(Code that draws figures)
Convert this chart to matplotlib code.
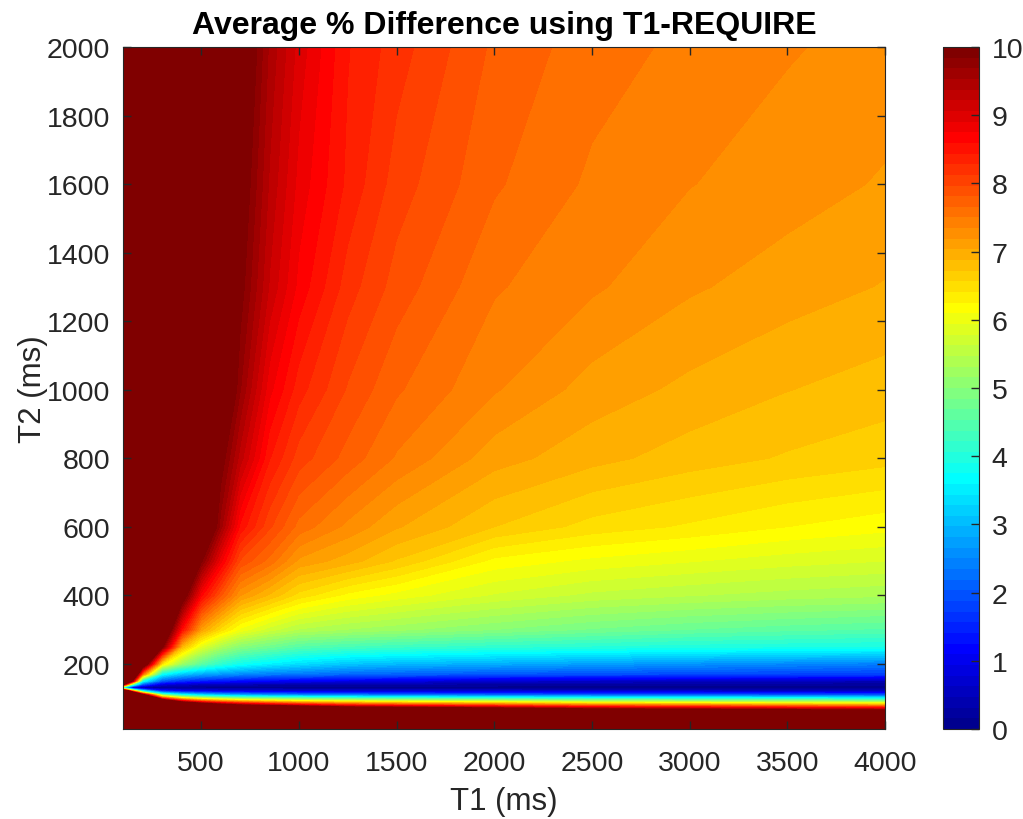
import numpy as np
import matplotlib
matplotlib.use('Agg')
import matplotlib.pyplot as plt
from matplotlib.colors import ListedColormap, Normalize
from matplotlib.cm import ScalarMappable

plt.rcParams['font.family'] = ['Liberation Sans', 'DejaVu Sans']

# grid (T1 across, T2 down the rows), values in %
t1 = [100, 150, 200, 300, 400, 500, 600, 700, 850, 1000, 1250, 1500, 2000, 2500, 3000, 3500, 4000]
t2 = [10, 50, 60, 70, 80, 90, 100, 110, 120, 130, 140, 150, 170, 200, 250, 300, 400, 500, 600, 800, 1000, 1300, 1600, 2000]

z_rows = {
    2000: [15, 15, 15, 14, 13, 12, 11, 10.3, 9.5, 9.0, 8.45, 8.2, 7.78, 7.57, 7.46, 7.36, 7.28],
    1600: [15, 15, 15, 14, 13, 12, 11, 10.1, 9.35, 8.85, 8.4, 8.05, 7.68, 7.47, 7.35, 7.26, 7.17],
    1300: [15, 15, 15, 14, 13, 12, 11, 9.95, 9.2, 8.7, 8.2, 7.9, 7.52, 7.37, 7.21, 7.11, 7.02],
    1000: [15, 15, 14, 13, 12, 11.5, 10.5, 9.7, 8.8, 8.35, 7.95, 7.68, 7.36, 7.12, 6.99, 6.88, 6.8],
    800:  [15, 15, 14, 13, 12, 11, 10.0, 9.3, 8.45, 8.05, 7.75, 7.48, 7.1, 6.93, 6.8, 6.7, 6.62],
    600:  [15, 14, 13, 12, 11.5, 10.8, 9.6, 8.55, 8.0, 7.6, 7.3, 7.05, 6.72, 6.5, 6.38, 6.25, 6.15],
    500:  [15, 14, 13, 12.5, 12, 9.9, 8.8, 7.95, 7.6, 7.15, 6.95, 6.7, 6.2, 6.05, 5.95, 5.85, 5.78],
    400:  [15, 14, 13.5, 13, 10.3, 8.65, 7.85, 7.2, 6.85, 6.5, 6.2, 6.03, 5.76, 5.58, 5.48, 5.4, 5.34],
    300:  [15, 14.5, 14, 11, 8.6, 7.1, 6.5, 6.05, 5.7, 5.45, 5.3, 5.2, 5.0, 4.82, 4.68, 4.58, 4.5],
    250:  [15, 15, 13, 10.0, 6.9, 5.9, 5.35, 5.0, 4.75, 4.5, 4.35, 4.25, 4.12, 4.03, 3.96, 3.92, 3.88],
    200:  [15, 14, 11, 6.4, 5.2, 4.55, 4.1, 3.8, 3.55, 3.35, 3.1, 2.98, 2.85, 2.72, 2.6, 2.5, 2.4],
    170:  [14, 12, 7.6, 3.7, 3.1, 2.8, 2.65, 2.5, 2.35, 2.3, 2.15, 2.08, 1.97, 1.9, 1.85, 1.8, 1.76],
    150:  [12, 9.5, 3.8, 2.0, 1.6, 1.4, 1.3, 1.2, 1.1, 1.0, 0.92, 0.85, 0.65, 0.6, 0.55, 0.5, 0.45],
    140:  [10, 4.5, 2.0, 0.8, 0.6, 0.5, 0.45, 0.4, 0.35, 0.32, 0.3, 0.28, 0.25, 0.22, 0.2, 0.2, 0.2],
    130:  [3.5, 0.3, 0.1, 0.05, 0.05, 0.05, 0.05, 0.05, 0.05, 0.05, 0.05, 0.05, 0.05, 0.05, 0.05, 0.05, 0.05],
    120:  [14, 7.8, 4.0, 1.6, 1.2, 1.05, 0.95, 0.9, 0.85, 0.8, 0.78, 0.75, 0.72, 0.7, 0.68, 0.66, 0.65],
    110:  [15, 15, 10, 4.7, 3.6, 3.1, 2.8, 2.6, 2.4, 2.3, 2.2, 2.1, 2.0, 1.95, 1.9, 1.85, 1.8],
    100:  [15, 15, 15, 8.1, 6.3, 5.6, 5.2, 4.9, 4.7, 4.5, 4.3, 4.2, 4.0, 3.8, 3.8, 3.7, 3.6],
    90:   [15, 15, 15, 12, 9.3, 8.2, 7.6, 7.2, 6.8, 6.5, 6.2, 6.0, 5.8, 5.5, 5.4, 5.3, 5.2],
    80:   [15, 15, 15, 15, 13, 11.3, 10.3, 9.7, 9.2, 8.8, 8.3, 8.1, 7.8, 7.4, 7.3, 7.1, 7.0],
    70:   [15, 15, 15, 15, 15, 15, 14, 13, 12, 11.8, 10.7, 10.5, 10.0, 9.5, 9.3, 9.1, 8.9],
    60:   [15, 15, 15, 15, 15, 15, 15, 15, 15, 15, 13.0, 12.5, 11.8, 11.2, 11.0, 10.8, 10.6],
    50:   [15, 15, 15, 15, 15, 15, 15, 15, 15, 15, 15, 15, 15, 14.4, 14.1, 13.7, 13.4],
    10:   [15, 15, 15, 15, 15, 15, 15, 15, 15, 15, 15, 15, 15, 15, 15, 15, 15],
}
Z = np.array([z_rows[v] for v in t2])

# MATLAB style jet(64)
m = 64
n = m // 4
u = np.concatenate([np.arange(1, n + 1) / n, np.ones(n - 1), np.arange(n, 0, -1) / n])
g = n // 2 + np.arange(1, len(u) + 1) - 1
r = g + n
b = g - n
jet = np.zeros((m, 3))
jet[g[g < m], 1] = u[g < m]
jet[r[r < m], 0] = u[r < m]
jet[b[b >= 0], 2] = u[b >= 0]
cmap = ListedColormap(jet)
cmap.set_over(jet[-1])
cmap.set_under(jet[0])

fig = plt.figure(figsize=(10.23, 8.2), dpi=100)
ax = fig.add_axes([0.1202, 0.1098, 0.7449, 0.8317])
cax = fig.add_axes([0.9218, 0.1098, 0.0352, 0.8317])

levels = np.linspace(0, 10, m + 1)
ax.contourf(t1, t2, Z, levels=levels, cmap=cmap, extend='both', antialiased=False)

ax.set_xlim(100, 4000)
ax.set_ylim(10, 2000)
ax.set_xticks(np.arange(500, 4001, 500))
ax.set_yticks(np.arange(200, 2001, 200))
tc = '#262626'
ax.tick_params(direction='in', length=6, width=1, top=True, right=True,
               labelsize=20.5, colors=tc)
ax.tick_params(axis='x', pad=15)
ax.tick_params(axis='y', pad=9)
for s in ax.spines.values():
    s.set_color(tc)
    s.set_linewidth(0.8)
ax.set_xlabel('T1 (ms)', fontsize=22.5, color=tc, labelpad=7)
ax.set_ylabel('T2 (ms)', fontsize=22.5, color=tc, labelpad=-1)
ax.set_title('Average % Difference using T1-REQUIRE', fontsize=23, fontweight='bold', pad=10)

sm = ScalarMappable(norm=Normalize(0, 10), cmap=cmap)
cb = fig.colorbar(sm, cax=cax, ticks=np.arange(0, 11, 1))
cb.ax.tick_params(direction='in', length=6, width=1, labelsize=20.5, colors=tc, pad=9)
cb.outline.set_edgecolor(tc)
cb.outline.set_linewidth(0.8)

fig.savefig('out.png', dpi=100)
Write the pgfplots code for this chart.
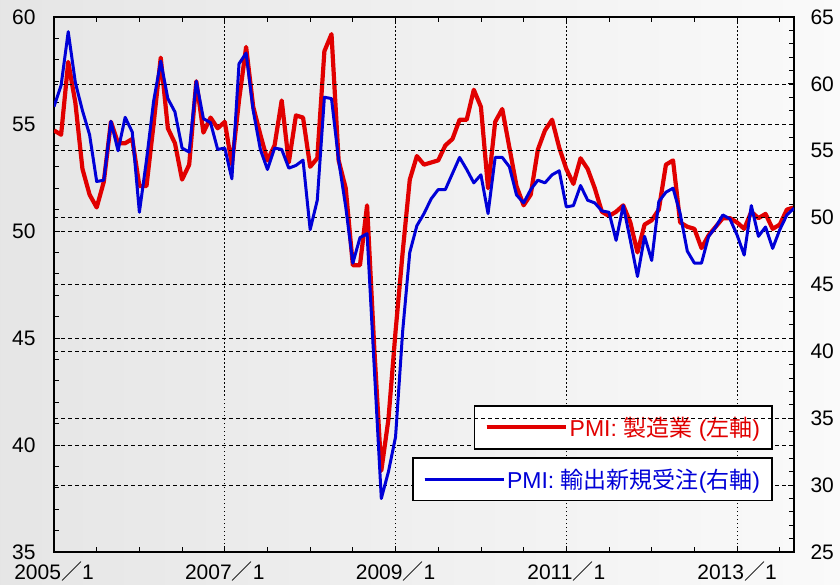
\documentclass[border=0pt]{standalone}
\usepackage{fontspec}
\setmainfont{Liberation Sans}
\newfontfamily\cjk{Noto Sans CJK JP}
\usepackage{pgfplots}
\usepackage{pgfplotstable}
\pgfplotsset{compat=1.18}
\definecolor{pmired}{RGB}{225,0,0}
\definecolor{pmiblue}{RGB}{0,0,215}

% month index (0 = 2005/1), manufacturing PMI (left), new export orders (right)
\pgfplotstableread{
m mfg exp
0 54.7 58.3
1 54.5 59.9
2 57.9 63.9
3 56.0 60.1
4 52.9 58.0
5 51.7 56.2
6 51.1 52.7
7 52.3 52.8
8 55.1 57.2
9 54.1 55.0
10 54.1 57.5
11 54.3 56.4
12 52.1 50.4
13 52.1 54.3
14 55.0 58.7
15 58.1 61.7
16 54.8 58.9
17 54.1 57.9
18 52.4 55.2
19 53.1 54.9
20 57.0 60.2
21 54.6 57.4
22 55.3 57.1
23 54.8 55.1
24 55.1 55.2
25 53.1 52.9
26 56.1 61.5
27 58.6 62.3
28 55.8 58.0
29 54.5 55.1
30 53.3 53.6
31 54.0 55.2
32 56.1 55.1
33 53.2 53.7
34 55.4 53.9
35 55.3 54.3
36 53.0 49.1
37 53.4 51.3
38 58.4 59.0
39 59.2 58.9
40 53.3 54.3
41 52.0 50.8
42 48.4 46.6
43 48.4 48.5
44 51.2 48.8
45 44.6 38.9
46 38.8 29.0
47 41.2 31.0
48 45.3 33.6
49 49.0 41.5
50 52.4 47.4
51 53.5 49.4
52 53.1 50.3
53 53.2 51.4
54 53.3 52.1
55 54.0 52.1
56 54.3 53.3
57 55.2 54.5
58 55.2 53.6
59 56.6 52.6
60 55.8 53.2
61 52.0 50.3
62 55.1 54.5
63 55.7 54.5
64 53.9 53.8
65 52.1 51.7
66 51.2 51.1
67 51.7 52.1
68 53.8 52.8
69 54.7 52.6
70 55.2 53.2
71 53.9 53.5
72 52.9 50.8
73 52.2 50.9
74 53.4 52.4
75 52.9 51.3
76 52.0 51.1
77 50.9 50.5
78 50.7 50.4
79 50.9 48.3
80 51.2 50.9
81 50.4 48.3
82 49.0 45.6
83 50.3 48.6
84 50.5 46.8
85 51.0 51.2
86 53.1 51.9
87 53.3 52.2
88 50.4 50.3
89 50.2 47.5
90 50.1 46.6
91 49.2 46.6
92 49.8 48.6
93 50.2 49.3
94 50.6 50.2
95 50.6 49.9
96 50.4 48.7
97 50.1 47.2
98 50.9 50.9
99 50.6 48.6
100 50.8 49.3
101 50.1 47.7
102 50.3 49.1
103 51.0 50.2
104 51.1 50.7
}\pmidata

\pgfplotsset{
  pmibase/.style={
    at={(54pt,32pt)}, anchor=south west,
    scale only axis, width=740pt, height=535pt,
    xmin=0, xmax=104,
    axis line style={line width=1.2pt},
    tick style={black, line width=0.8pt},
    major tick length=6pt, minor tick length=5pt,
    tick align=inside,
    tick label style={font=\fontsize{21}{23}\selectfont},
    /pgf/number format/assume math mode=true,
    ymajorgrids,
    y grid style={black, line width=0.7pt, dash pattern=on 4pt off 3pt},
    legend image code/.code={\draw[##1] (0pt,0pt) -- (73pt,0pt); \path (0pt,0pt) -- (79pt,0pt);},
    legend style={draw=black, line width=1.8pt, fill=white, anchor=north east,
      font=\fontsize{23}{25}\selectfont, inner xsep=10pt, inner ysep=9pt},
  },
}

\begin{document}
\begin{tikzpicture}[x=1pt,y=1pt]
\path[use as bounding box] (0,0) rectangle (840,584);
\shade[left color=black!10, right color=black!2] (0,0) rectangle (840,584);

\begin{axis}[pmibase,
  ymin=35, ymax=60, ytick={35,40,...,60}, minor y tick num=4,
  ytick pos=left,
  yticklabel style={xshift=-15pt},
  xtick={0,24,48,72,96},
  xticklabels={2005{\cjk ／}1,2007{\cjk ／}1,2009{\cjk ／}1,2011{\cjk ／}1,2013{\cjk ／}1},
  xticklabel style={yshift=-6pt},
  minor xtick={6,12,...,102},
  xmajorgrids,
  x grid style={black, line width=0.8pt, dash pattern=on 1.5pt off 2.5pt},
  legend style={at={(0.9716,0.2748)}},
]
\addplot[pmired, line width=4.2pt, line join=round] table[x=m, y=mfg] {\pmidata};
\addlegendentry{\textcolor{pmired}{PMI: {\cjk 製造業} ({\cjk 左軸})}}
\end{axis}

\begin{axis}[pmibase,
  ymin=25, ymax=65, ytick={25,30,...,65}, minor y tick num=4,
  axis y line*=right, hide x axis,
  yticklabel style={xshift=13pt},
  legend style={at={(0.9716,0.178)}},
]
\addplot[pmiblue, line width=3pt, line join=round] table[x=m, y=exp] {\pmidata};
\addlegendentry{\textcolor{pmiblue}{PMI: {\cjk 輸出新規受注}({\cjk 右軸})}}
\end{axis}
\end{tikzpicture}
\end{document}
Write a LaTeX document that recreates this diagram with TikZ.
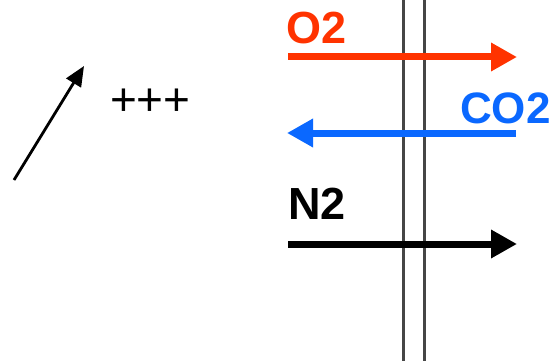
\documentclass[tikz,border=0pt]{standalone}
\usepackage{fontspec}
\setmainfont{Liberation Sans}
\usetikzlibrary{arrows.meta}
\definecolor{oxred}{RGB}{255,51,0}
\definecolor{coblue}{RGB}{10,104,255}
\definecolor{memgray}{RGB}{70,70,70}
\tikzset{
  gasarrow/.style={line width=7pt, -{Triangle[length=26pt,width=27pt]}},
  gaslabel/.style={anchor=base west, inner sep=0pt, outer sep=0pt, font=\fontsize{45}{45}\selectfont\bfseries},
  membrane/.style={draw=memgray, line width=2.2pt},
  plain/.style={anchor=base west, inner sep=0pt, outer sep=0pt, font=\fontsize{46}{46}\selectfont}
}
\begin{document}
\begin{tikzpicture}[x=1pt,y=-1pt]
\useasboundingbox (0,0) rectangle (552,361);
% membrane
\coordinate (m1t) at (403.5,0); \coordinate (m1b) at (403.5,361);
\coordinate (m2t) at (424.5,0); \coordinate (m2b) at (424.5,361);
\draw[membrane] (m1t) -- (m1b);
\draw[membrane] (m2t) -- (m2b);
% O2
\coordinate (o2s) at (288,57); \coordinate (o2e) at (517,57);
\draw[gasarrow, draw=oxred, fill=oxred] (o2s) -- (o2e);
\node[gaslabel, text=oxred] (o2) at (286,44) {O2};
% CO2
\coordinate (co2s) at (516,133); \coordinate (co2e) at (287,133);
\draw[gasarrow, draw=coblue, fill=coblue] (co2s) -- (co2e);
\node[gaslabel, text=coblue, font=\fontsize{44}{44}\selectfont\bfseries] (co2) at (460,124) {CO2};
% N2
\coordinate (n2s) at (288,244); \coordinate (n2e) at (517,244);
\draw[gasarrow, draw=black, fill=black] (n2s) -- (n2e);
\node[gaslabel, text=black] (n2) at (288,219) {N2};
% left arrow and +++
\coordinate (la) at (14,180); \coordinate (lb) at (84,66);
\draw[line width=2.8pt, -{Triangle[length=20pt,width=17pt]}] (la) -- (lb);
\node[plain] (plus) at (110,115) {+++};
\end{tikzpicture}
\end{document}
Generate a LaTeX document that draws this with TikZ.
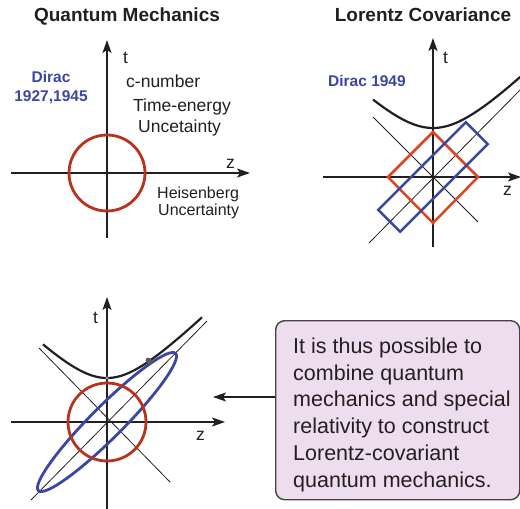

* _YOUR OBJECTIVE_:
Copy the records above exactly, from the first line through the line containing "1300, 1600, 2000]", and leave out the pictures.

* _ANSWER TO THE TASK_:
Convert this chart to matplotlib code.
import numpy as np
import matplotlib
matplotlib.use('Agg')
import matplotlib.pyplot as plt
from matplotlib.colors import ListedColormap, Normalize
from matplotlib.cm import ScalarMappable

plt.rcParams['font.family'] = ['Liberation Sans', 'DejaVu Sans']

# grid (T1 across, T2 down the rows), values in %
t1 = [100, 150, 200, 300, 400, 500, 600, 700, 850, 1000, 1250, 1500, 2000, 2500, 3000, 3500, 4000]
t2 = [10, 50, 60, 70, 80, 90, 100, 110, 120, 130, 140, 150, 170, 200, 250, 300, 400, 500, 600, 800, 1000, 1300, 1600, 2000]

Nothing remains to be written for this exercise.